Her lips curved and her dark eyes sparkled. “Seth, did you just offer me a compliment?”
“Yes, but let me state it plainly. You’re a good woman and I value that more than I can say. But I’ve spent enough of our two hours together talking about me, so why don’t you tell me about Batya’s free clinic in Lebanon.”
Lorelei still floated, knees up, as she told him with many smiles what it was like to work with such a talented artist and a woman who gave herself so selflessly to the entire ex-patriot realm community living in Tennessee.
She talked about the gallery, the clinic, and finally the night that changed everything for her when Quinlan showed up.
She gave him a mountain of details, especially when he prodded her about the uber powerful wraith-pairs that Margetta had created from disenfranchised mastyr vampires.

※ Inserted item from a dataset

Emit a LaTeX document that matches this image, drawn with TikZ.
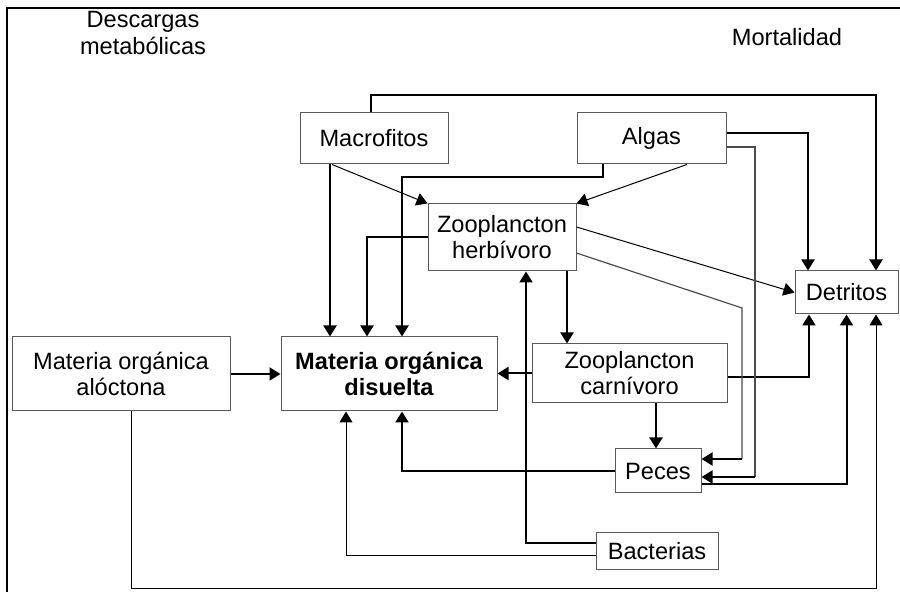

When a mastyr vampire bonded with a wraith, and became essentially an Invictus wraith-pair, the resulting power was beyond anything even he or any of the other mastyrs could battle effectively. Margetta’s growing use of these extraordinary wraith-pairs threatened all the realms. The second wraith-pair in Loperz Canyon had been exactly that and both he and Lorelei had nearly died because of it. Only through siphoning Lorelei’s power had he escaped the deadly net, and even then, the arrival of the packs had saved both their lives.
She told him in great detail of the night of the attack, of seeing her mother, and how Batya’s enthrallment shield had saved them all.
“You do know that Quinlan almost died during that attack.”
Seth nodded. “I suppose Batya fed him.”
“We both did.”
The muscles in Seth’s chest and arms tightened suddenly. He planted his feet on the bedrock of the spring and stood up, the water hitting him just below his pecs. “You did what?” Despite that Lorelei had helped save Quinlan’s life, a warrior he valued, Seth couldn’t bear the image in his head of Quinlan’s fangs in Lorelei’s throat and drinking from her.
She turned in the water, easing toward him, her eyes glinting with purpose. “Why are you so mad, mastyr? Quinlan was a dying man, and I fed him, gave up my blood for him. You have a problem with that?”
He recognized the shifter-like gleam in her eye, very challenging, and something within him, something very male, responded. He lunged, grabbed her beneath her arms, and hauled her against him.
“You’re not to feed anyone else, got it?”
“I can feed whoever I want, Seth.” She smiled, taunting him. “You’re not my master.”
The use of the word ‘master’, and her push-back attitude, went straight to his groin. He slid a hand down her back to her waist, then lower to fondle her buttocks. He pressed his hips against her so that she could feel him, all of him, and that he was fully aroused.
He shouldn’t be doing this right now. Davido had sent them here to try to make a connection, not for him to sex her up. But her apple blossom scent now perfumed the misty air, so he knew damn well she’d had enough talking.
She was so soft in his arms, a juxtaposition to his tough warrior body, the perfect balance. “You’re mine, Lorelei. All mine.”
He kissed her, sliding his tongue deep, pummeling her mouth and letting her know he was her master whether she liked it or not.
He heard a soft growling sound, very guttural, and drew away from her just enough. Her lips trembled and as he looked down at her throat, he saw that she’d sprouted her thin white ruff of fur.
He buried his nose in her ruff, and drank in her rich sexual scent that had his hips flexing as he pushed against her abdomen.